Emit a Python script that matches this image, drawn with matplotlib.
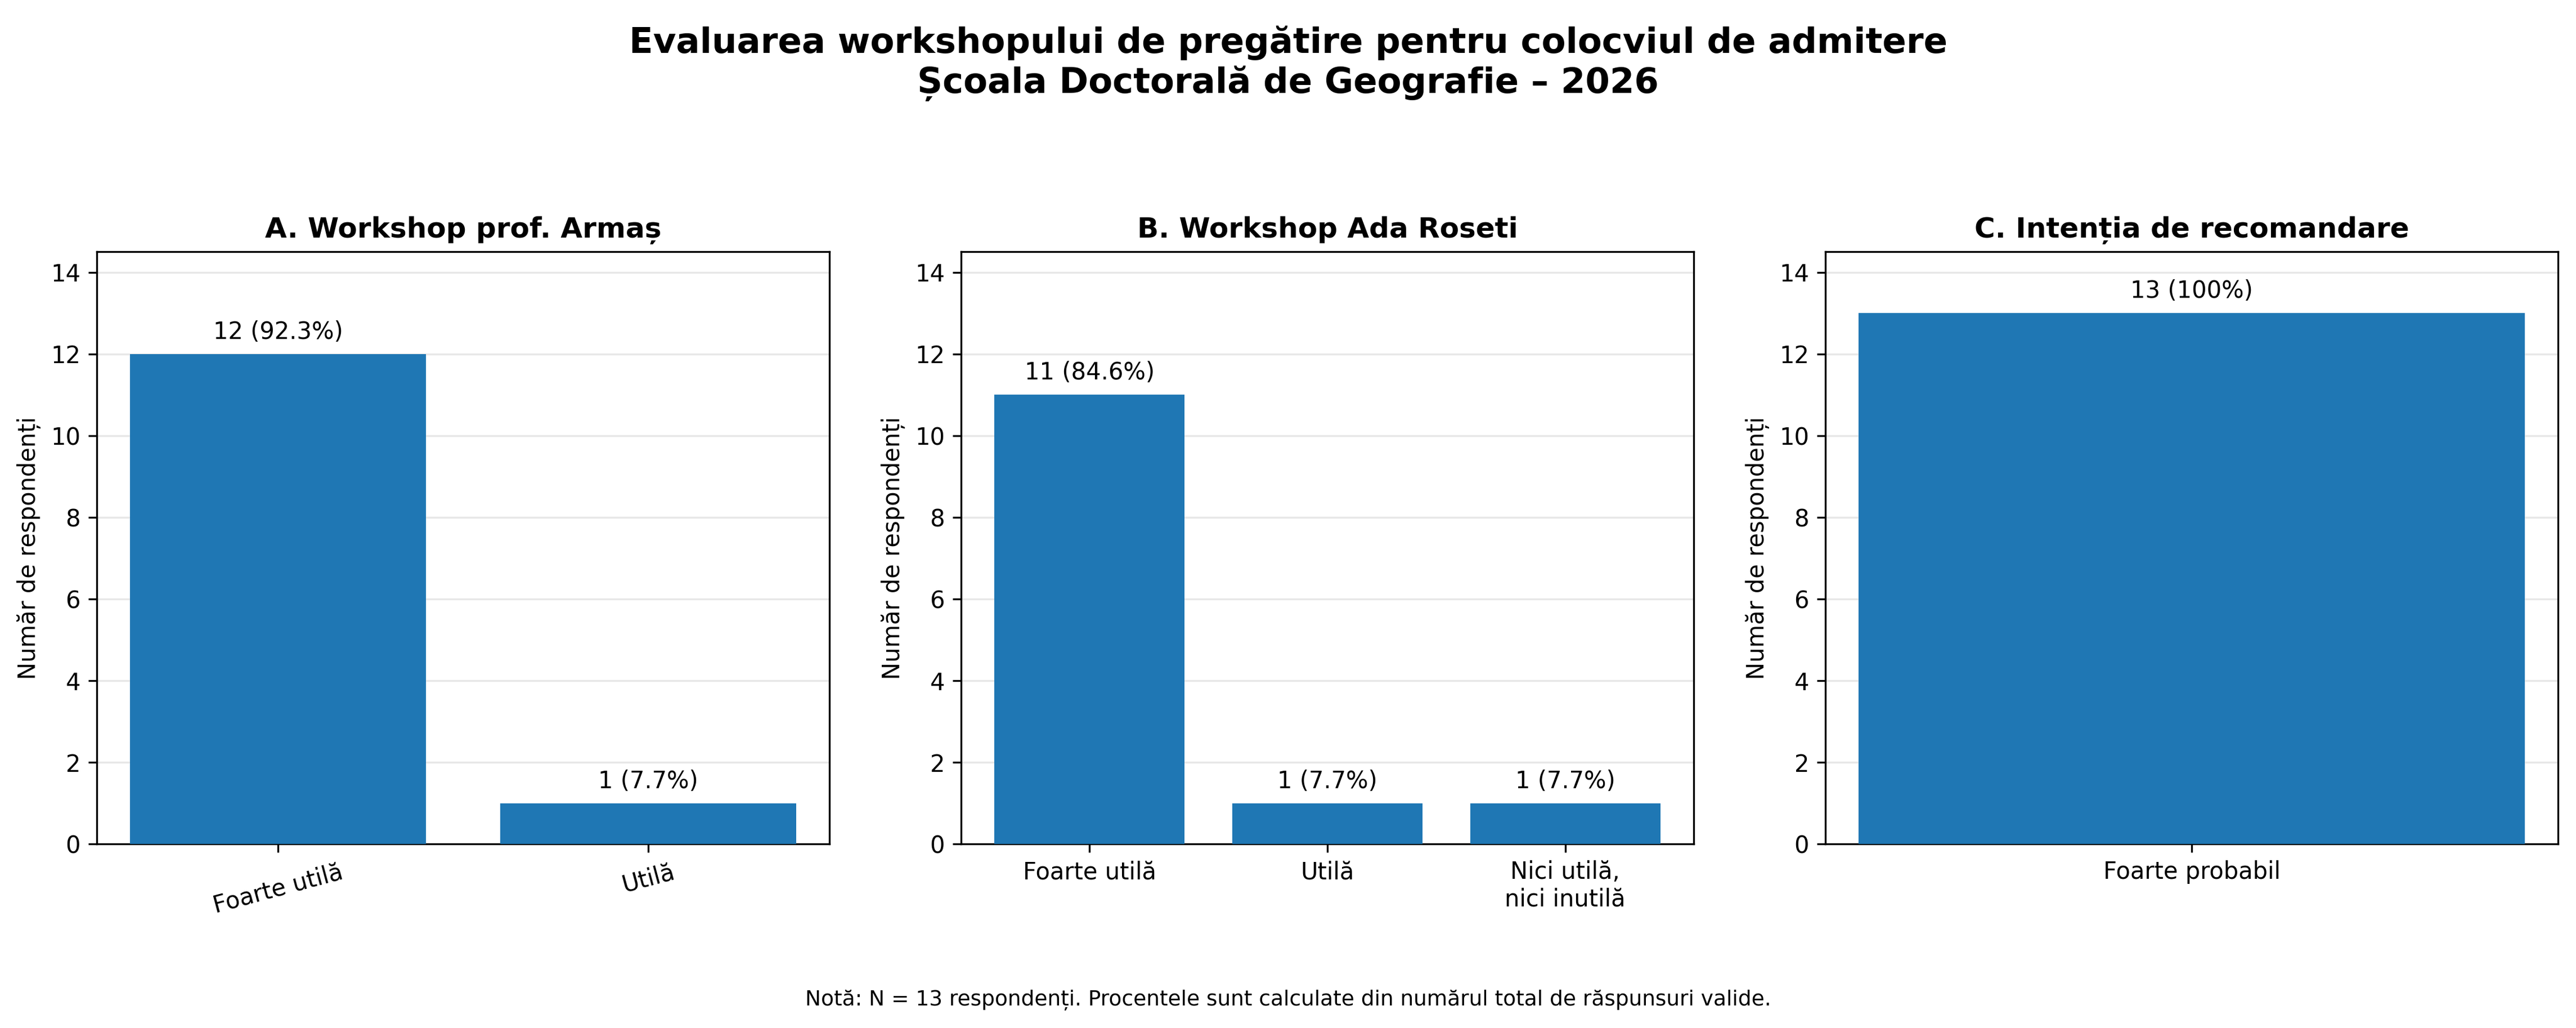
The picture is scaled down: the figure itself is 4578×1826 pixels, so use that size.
import matplotlib.pyplot as plt

# Date sondaj (N = 13)
total = 13

cat_a = ['Foarte utilă', 'Utilă']
val_a = [12, 1]

cat_b = ['Foarte utilă', 'Utilă', 'Nici utilă,\nnici inutilă']
val_b = [11, 1, 1]

cat_c = ['Foarte probabil']
val_c = [13]

titles = ['A. Workshop prof. Armaș', 'B. Workshop Ada Roseti', 'C. Intenția de recomandare']

fig, axes = plt.subplots(1, 3, figsize=(15.26, 6.087))
fig.subplots_adjust(left=0.0376, right=0.993, bottom=0.179, top=0.755, wspace=0.18)


def draw_panel(ax, cats, vals, title, rot=0):
    ax.bar(cats, vals, color='#1f77b4', zorder=3)
    for i, v in enumerate(vals):
        pct = v / total * 100
        txt = f"{v} ({pct:.0f}%)" if pct == 100 else f"{v} ({pct:.1f}%)"
        ax.text(i, v + 0.25, txt, ha='center', va='bottom', fontsize=10)
    ax.set_title(title, fontsize=12, fontweight='bold', pad=6)
    ax.set_ylabel('Număr de respondenți', fontsize=10)
    ax.set_ylim(0, 14.5)
    ax.set_yticks(range(0, 15, 2))
    ax.grid(axis='y', alpha=0.3, zorder=0)
    if rot:
        plt.setp(ax.get_xticklabels(), rotation=rot)


draw_panel(axes[0], cat_a, val_a, titles[0], rot=15)
draw_panel(axes[1], cat_b, val_b, titles[1])
draw_panel(axes[2], cat_c, val_c, titles[2])

fig.suptitle('Evaluarea workshopului de pregătire pentru colocviul de admitere\n'
             'Școala Doctorală de Geografie – 2026',
             fontsize=15, fontweight='bold', y=0.975)

fig.text(0.5, 0.022, 'Notă: N = 13 respondenți. Procentele sunt calculate din numărul total de răspunsuri valide.',
         ha='center', fontsize=9)

plt.savefig('out.png', dpi=300)
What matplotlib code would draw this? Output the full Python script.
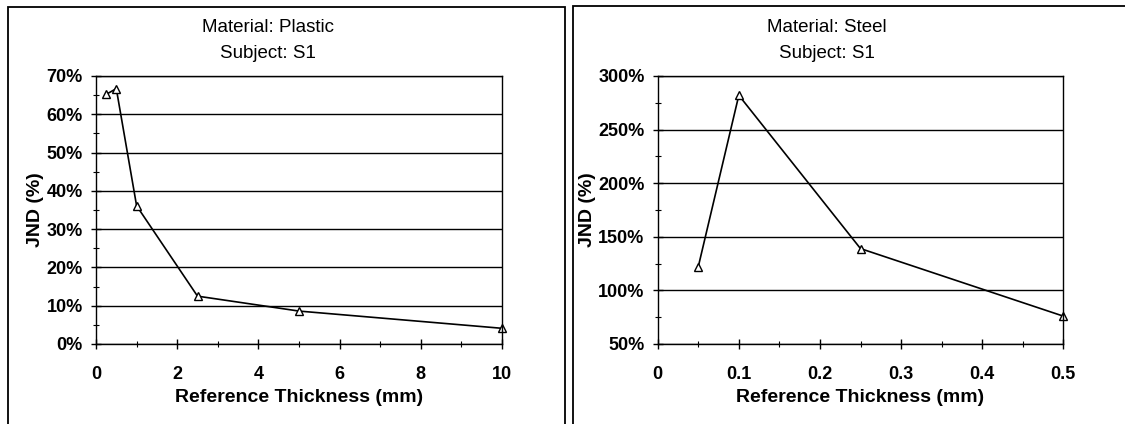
+ + + + + + +
Written problem: Give again, word for word, every line of the listing above from the one with "The picture is" to the one with "bottom=0.179, top=0.755, wspace=0.18)", both inclusive, and nothing beyond them.

Output below:
The picture is scaled down: the figure itself is 4578×1826 pixels, so use that size.
import matplotlib.pyplot as plt

# Date sondaj (N = 13)
total = 13

cat_a = ['Foarte utilă', 'Utilă']
val_a = [12, 1]

cat_b = ['Foarte utilă', 'Utilă', 'Nici utilă,\nnici inutilă']
val_b = [11, 1, 1]

cat_c = ['Foarte probabil']
val_c = [13]

titles = ['A. Workshop prof. Armaș', 'B. Workshop Ada Roseti', 'C. Intenția de recomandare']

fig, axes = plt.subplots(1, 3, figsize=(15.26, 6.087))
fig.subplots_adjust(left=0.0376, right=0.993, bottom=0.179, top=0.755, wspace=0.18)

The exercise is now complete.